The definitive generation years

327 viewsOther

Whenever i look up how long each generation is it always varies but the most consistent is the Baby Boomers spanning from 1946-1964. Though if the following generations continued the same logic, Gen X would be 1965-1983, Millennial would be 1984-2002 (making me a late millennial instead of an early gen z), and Gen Z would be 2003-2021. But instead everyone says Gen X is 1965 to late 70’s/early 80’s, Millennial is early 80’s to mid 90’s, Gen Z is from mid 90’s to late 00’s and Gen Alpha is early 10’s and currently ongoing

In: Other

5 Answers

Anonymous 0 Comments

People have talked about “kids these days” and “back in my time” forever, but the trend of actually making generations like this began with the ppst-WWII Baby Boom. A lot of kids were born in a wave, which did make a real quantifiable “generation” that was worth talking about – the baby boomers.

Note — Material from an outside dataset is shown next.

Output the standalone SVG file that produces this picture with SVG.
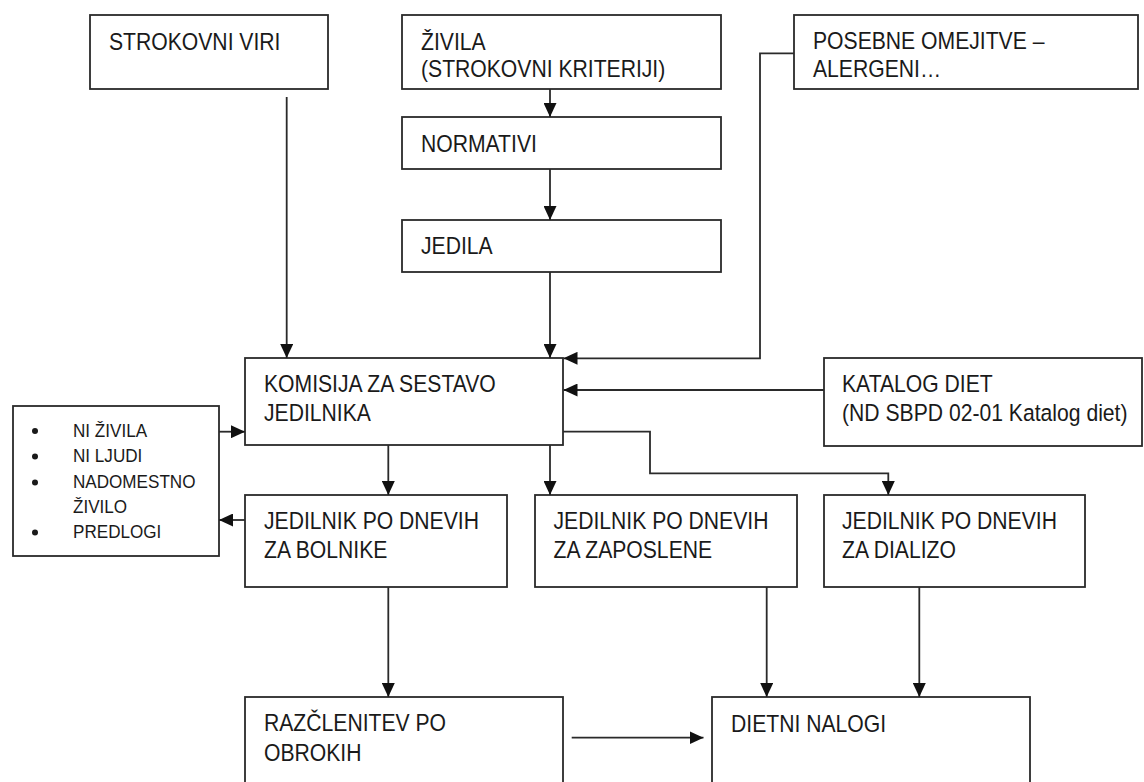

But since then, children haven’t been born in big waves like that, so we’ve just kind of divided a continuous population into arbitrary groups based roughly on being ~one generation, two generations etc. after the baby boom.

Anonymous 0 Comments

There is no defining organization or body for those labels! Different researchers list different starting and ending years for each, and many of them don’t even bother with exact years (instead opting for fuzzy ranges). Especially in the information age, specific generational classifications are incredibly hard to define. Even within Millennials and Gen Z there is a huge difference between (those born in the early-90s and grew up before smartphones and social media) and (those born in the late-90s and early 2000s that did have smartphones and social media). In fact, even when drilling deeper into the “social media era,” there’s still a huge difference between those who grew up with early Facebook and MySpace and those who grew up later with TikTok! You could make the argument that each of those distinctions could be their own “named generation” if you wanted to.  

The older generations that are more associated to historic events such as the Lost Generation and WWI, the Greatest Generation and WWII, Boomers and Vietnam, etc. have more generally-accepted date ranges because of when those events took place. Many people also make the argument that the “speed of cultural shift” is much more rapid in the information age than it was for those older named generations, so it has become more difficult to pin down singular generations in an increasingly online world.

Anonymous 0 Comments

As others mentioned, it’s somewhat arbitrary and just agreed upon. However, one of the primary factors for a generational marker is that the cohort (the group of individuals as a whole for the “generation”) has a shared experience that is not shared by other generations, and principally involves events during formative years of childhood, teenage years, and some into early adulthood. For the Baby Boomers, that shared experience was the boom of births following WW2 and the unparalleled – and unrepeated – gain in wealth and productivity.

As the speed of technological change has accelerated, the generational windows have collapsed into shorter spans of time because the cohort shared experience only exists for a narrower time period.

Anonymous 0 Comments

These are totally arbitrary delineations, based on nothing in particular besides peoples love of hearing about themselves. Since it is arbitrary, there is no correct set, just various opinions. Just as we discuss ‘the 80’s’ when nothing actually changed on NYE 1979 and the attributes we assign to the 80s (Punks! Leotards! Malls! Pee Wee! Hair Metal!) often existed in the mid 70s well into the 90s.

Anonymous 0 Comments

Oh, yes, they change regularly and nowadays largely by whichever media can get the most clicks. There was a beautiful moment when it was 18 year intervals

Boomer: 1946 until 1964 (aka through dec 31, 1963)

X: 1964 until 1982

Millennial: 1982 until 2000 (HENCE THE NAME)

Z: 2000 until 2018

The main arguments for shortening the generations are weak (generally defined by lack of experiential diversity and differences in information technology). But the engagement gained for media companies is strong.

However, it’s always been this way. It was never exact years, the Baby Boom was defined by the timing of an event, and the years changed over time anyway. It’s not new.

There is a slight hint of class warfare, readied discussions of cultural identity narcissism etc. But in the end, some news organizations starting around 2010 capitalized on a Canadian definition of when Millennials ended, and found by shortening the generations starting with Millennials, they got more engagement and the younger Millennials liked sleuthing their way into being Gen Z, which is hilarious because with Xennials, Z-lennials, trying to be Gen Y, etc, a defining traits of a Millennial is to declare you are a different generation.